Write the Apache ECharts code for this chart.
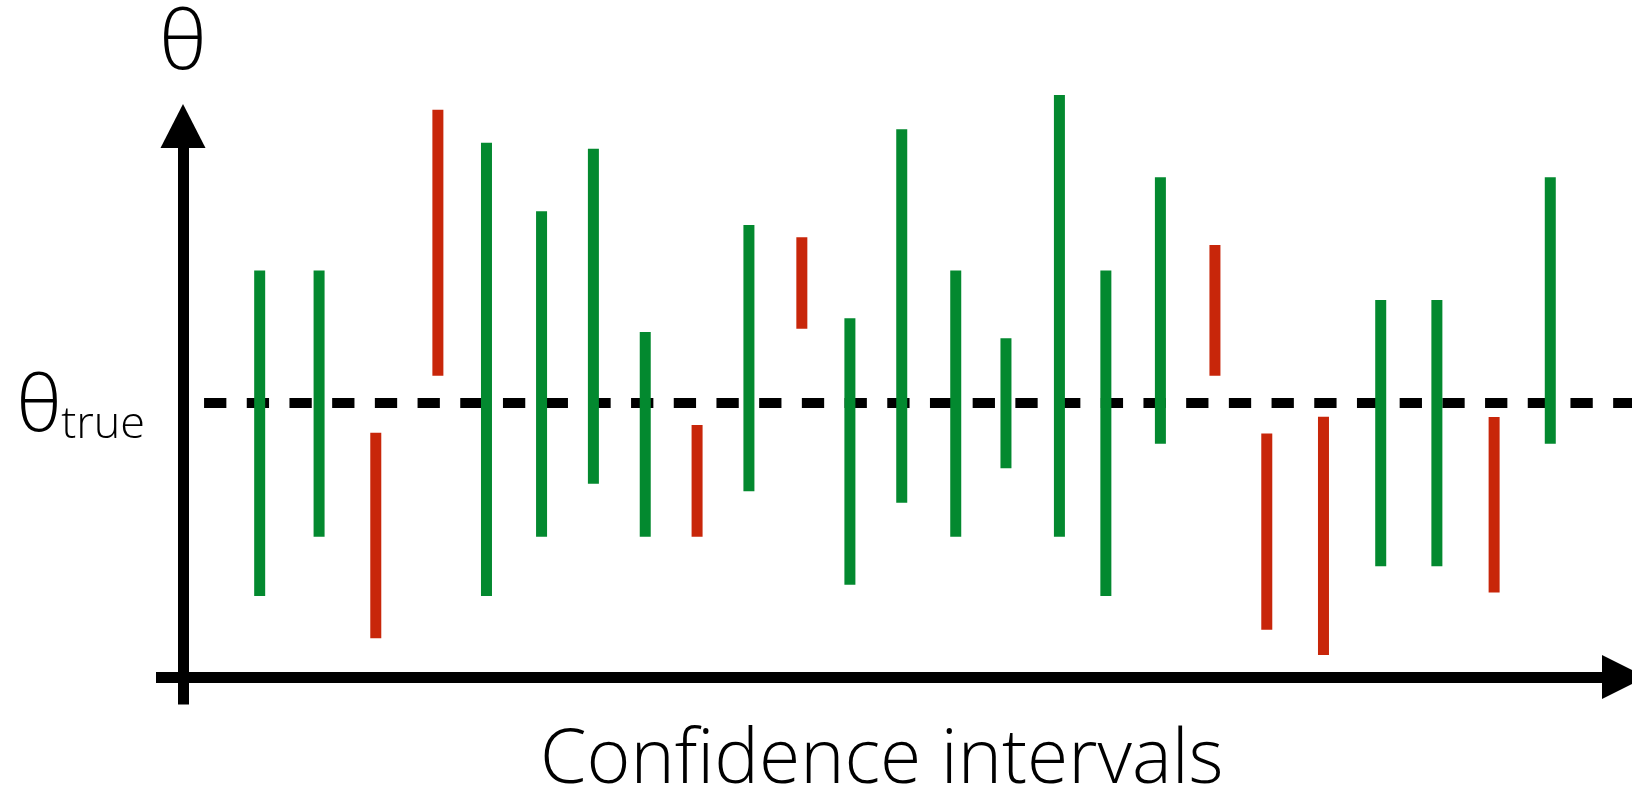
<!DOCTYPE html>
<html>
<head>
<meta charset="utf-8">
<title>Confidence intervals</title>
<script src="https://cdn.jsdelivr.net/npm/echarts@6/dist/echarts.min.js"></script>
<style>
  html, body { margin: 0; padding: 0; background: #ffffff; }
  #chart { width: 1632px; height: 789px; }
</style>
</head>
<body>
<div id="chart"></div>
<script>
// True parameter value (dashed reference line)
const THETA_TRUE = 10;

// Position of each interval along the horizontal axis
const positions = [1.42, 2.52, 3.57, 4.72, 5.62, 6.64, 7.60, 8.56, 9.52, 10.48,
                   11.46, 12.35, 13.31, 14.31, 15.24, 16.23, 17.09, 18.10, 19.11, 20.07,
                   21.12, 22.18, 23.22, 24.28, 25.32];

// Lower and upper bounds of each confidence interval
const lower = [2.96, 5.12, 1.41, 10.99, 2.96, 5.12, 7.05, 5.12, 5.12, 6.78,
               12.71, 3.37, 6.36, 5.12, 7.62, 5.12, 2.96, 8.51, 10.99, 1.72,
               0.80, 4.04, 4.04, 3.08, 8.51];
const upper = [14.84, 14.84, 8.91, 20.70, 19.50, 17.00, 19.28, 12.59, 9.20, 16.50,
               16.05, 13.09, 19.99, 14.84, 12.36, 21.24, 14.84, 18.24, 15.77, 8.89,
               9.50, 13.76, 13.76, 9.49, 18.24];

const COVER_COLOR = '#03892F';   // interval contains the true value
const MISS_COLOR = '#C8260A';    // interval misses the true value
const BAR_WIDTH = 11;
const FONT = '"Open Sans", Roboto, "Liberation Sans", sans-serif';

const intervals = positions.map((x, i) => [x, lower[i], upper[i]]);

const chart = echarts.init(document.getElementById('chart'), null, { renderer: 'canvas' });

chart.setOption({
  animation: false,
  backgroundColor: '#ffffff',
  grid: {
    left: 156, right: -3.6, top: 129, bottom: 84.6,
    containLabel: false, outerBoundsMode: 'none'
  },
  xAxis: {
    type: 'value',
    min: -0.5,
    max: 26.9,
    name: 'Confidence intervals',
    nameLocation: 'middle',
    nameGap: 20,
    nameMoveOverlap: false,
    nameTextStyle: {
      fontFamily: FONT, fontWeight: 300, fontSize: 75, lineHeight: 75,
      color: '#000', padding: [0, 28, 0, 0]
    },
    axisLine: {
      onZero: true,
      symbol: ['none', 'triangle'],
      symbolSize: [44, 44],
      symbolOffset: [0, -11.6],
      lineStyle: { color: '#000', width: 11, cap: 'butt' }
    },
    axisTick: { show: false },
    axisLabel: { show: false },
    splitLine: { show: false }
  },
  yAxis: {
    type: 'value',
    min: -1,
    max: 20,
    name: 'θ',
    nameLocation: 'end',
    nameGap: 42,
    nameMoveOverlap: false,
    nameTextStyle: {
      fontFamily: FONT, fontWeight: 300, fontSize: 82, lineHeight: 82, color: '#000'
    },
    axisLine: {
      onZero: true,
      symbol: ['none', 'triangle'],
      symbolSize: [45, 44],
      symbolOffset: [0, 3],
      lineStyle: { color: '#000', width: 11, cap: 'butt' }
    },
    axisTick: { show: false },
    axisLabel: { show: false },
    splitLine: { show: false }
  },
  series: [
    {
      // dashed line at the true value, drawn beneath the intervals
      type: 'line',
      data: [],
      clip: false,
      silent: true,
      z: 1,
      markLine: {
        silent: true,
        z: 1,
        symbol: ['none', 'none'],
        lineStyle: { color: '#000', width: 10, type: [22.3, 20.4], cap: 'butt' },
        label: {
          show: true,
          position: 'start',
          distance: 59,
          padding: [11, 0, 0, 0],
          formatter: '{a|θ}{b|true}',
          rich: {
            a: { fontFamily: FONT, fontWeight: 300, fontSize: 78, lineHeight: 78, color: '#000' },
            b: { fontFamily: FONT, fontWeight: 300, fontSize: 45, lineHeight: 45, color: '#000', verticalAlign: 'bottom' }
          }
        },
        data: [[{ coord: [0.39, THETA_TRUE] }, { coord: [26.9, THETA_TRUE] }]]
      }
    },
    {
      type: 'custom',
      z: 10,
      clip: false,
      silent: true,
      encode: { x: 0, y: [1, 2] },
      data: intervals,
      renderItem: function (params, api) {
        const x = api.value(0);
        const lo = api.value(1);
        const hi = api.value(2);
        const top = api.coord([x, hi]);
        const bottom = api.coord([x, lo]);
        const covers = lo <= THETA_TRUE && hi >= THETA_TRUE;
        return {
          type: 'rect',
          shape: { x: top[0] - BAR_WIDTH / 2, y: top[1], width: BAR_WIDTH, height: bottom[1] - top[1] },
          style: { fill: covers ? COVER_COLOR : MISS_COLOR }
        };
      }
    }
  ]
});
</script>
</body>
</html>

Aim: Give an exact copy of the material, leaving out every picture.

The answer:
Write the Apache ECharts code for this chart.
<!DOCTYPE html>
<html>
<head>
<meta charset="utf-8">
<title>Confidence intervals</title>
<script src="https://cdn.jsdelivr.net/npm/echarts@6/dist/echarts.min.js"></script>
<style>
  html, body { margin: 0; padding: 0; background: #ffffff; }
  #chart { width: 1632px; height: 789px; }
</style>
</head>
<body>
<div id="chart"></div>
<script>
// True parameter value (dashed reference line)
const THETA_TRUE = 10;

// Position of each interval along the horizontal axis
const positions = [1.42, 2.52, 3.57, 4.72, 5.62, 6.64, 7.60, 8.56, 9.52, 10.48,
                   11.46, 12.35, 13.31, 14.31, 15.24, 16.23, 17.09, 18.10, 19.11, 20.07,
                   21.12, 22.18, 23.22, 24.28, 25.32];

// Lower and upper bounds of each confidence interval
const lower = [2.96, 5.12, 1.41, 10.99, 2.96, 5.12, 7.05, 5.12, 5.12, 6.78,
               12.71, 3.37, 6.36, 5.12, 7.62, 5.12, 2.96, 8.51, 10.99, 1.72,
               0.80, 4.04, 4.04, 3.08, 8.51];
const upper = [14.84, 14.84, 8.91, 20.70, 19.50, 17.00, 19.28, 12.59, 9.20, 16.50,
               16.05, 13.09, 19.99, 14.84, 12.36, 21.24, 14.84, 18.24, 15.77, 8.89,
               9.50, 13.76, 13.76, 9.49, 18.24];

const COVER_COLOR = '#03892F';   // interval contains the true value
const MISS_COLOR = '#C8260A';    // interval misses the true value
const BAR_WIDTH = 11;
const FONT = '"Open Sans", Roboto, "Liberation Sans", sans-serif';

const intervals = positions.map((x, i) => [x, lower[i], upper[i]]);

const chart = echarts.init(document.getElementById('chart'), null, { renderer: 'canvas' });

chart.setOption({
  animation: false,
  backgroundColor: '#ffffff',
  grid: {
    left: 156, right: -3.6, top: 129, bottom: 84.6,
    containLabel: false, outerBoundsMode: 'none'
  },
  xAxis: {
    type: 'value',
    min: -0.5,
    max: 26.9,
    name: 'Confidence intervals',
    nameLocation: 'middle',
    nameGap: 20,
    nameMoveOverlap: false,
    nameTextStyle: {
      fontFamily: FONT, fontWeight: 300, fontSize: 75, lineHeight: 75,
      color: '#000', padding: [0, 28, 0, 0]
    },
    axisLine: {
      onZero: true,
      symbol: ['none', 'triangle'],
      symbolSize: [44, 44],
      symbolOffset: [0, -11.6],
      lineStyle: { color: '#000', width: 11, cap: 'butt' }
    },
    axisTick: { show: false },
    axisLabel: { show: false },
    splitLine: { show: false }
  },
  yAxis: {
    type: 'value',
    min: -1,
    max: 20,
    name: 'θ',
    nameLocation: 'end',
    nameGap: 42,
    nameMoveOverlap: false,
    nameTextStyle: {
      fontFamily: FONT, fontWeight: 300, fontSize: 82, lineHeight: 82, color: '#000'
    },
    axisLine: {
      onZero: true,
      symbol: ['none', 'triangle'],
      symbolSize: [45, 44],
      symbolOffset: [0, 3],
      lineStyle: { color: '#000', width: 11, cap: 'butt' }
    },
    axisTick: { show: false },
    axisLabel: { show: false },
    splitLine: { show: false }
  },
  series: [
    {
      // dashed line at the true value, drawn beneath the intervals
      type: 'line',
      data: [],
      clip: false,
      silent: true,
      z: 1,
      markLine: {
        silent: true,
        z: 1,
        symbol: ['none', 'none'],
        lineStyle: { color: '#000', width: 10, type: [22.3, 20.4], cap: 'butt' },
        label: {
          show: true,
          position: 'start',
          distance: 59,
          padding: [11, 0, 0, 0],
          formatter: '{a|θ}{b|true}',
          rich: {
            a: { fontFamily: FONT, fontWeight: 300, fontSize: 78, lineHeight: 78, color: '#000' },
            b: { fontFamily: FONT, fontWeight: 300, fontSize: 45, lineHeight: 45, color: '#000', verticalAlign: 'bottom' }
          }
        },
        data: [[{ coord: [0.39, THETA_TRUE] }, { coord: [26.9, THETA_TRUE] }]]
      }
    },
    {
      type: 'custom',
      z: 10,
      clip: false,
      silent: true,
      encode: { x: 0, y: [1, 2] },
      data: intervals,
      renderItem: function (params, api) {
        const x = api.value(0);
        const lo = api.value(1);
        const hi = api.value(2);
        const top = api.coord([x, hi]);
        const bottom = api.coord([x, lo]);
        const covers = lo <= THETA_TRUE && hi >= THETA_TRUE;
        return {
          type: 'rect',
          shape: { x: top[0] - BAR_WIDTH / 2, y: top[1], width: BAR_WIDTH, height: bottom[1] - top[1] },
          style: { fill: covers ? COVER_COLOR : MISS_COLOR }
        };
      }
    }
  ]
});
</script>
</body>
</html>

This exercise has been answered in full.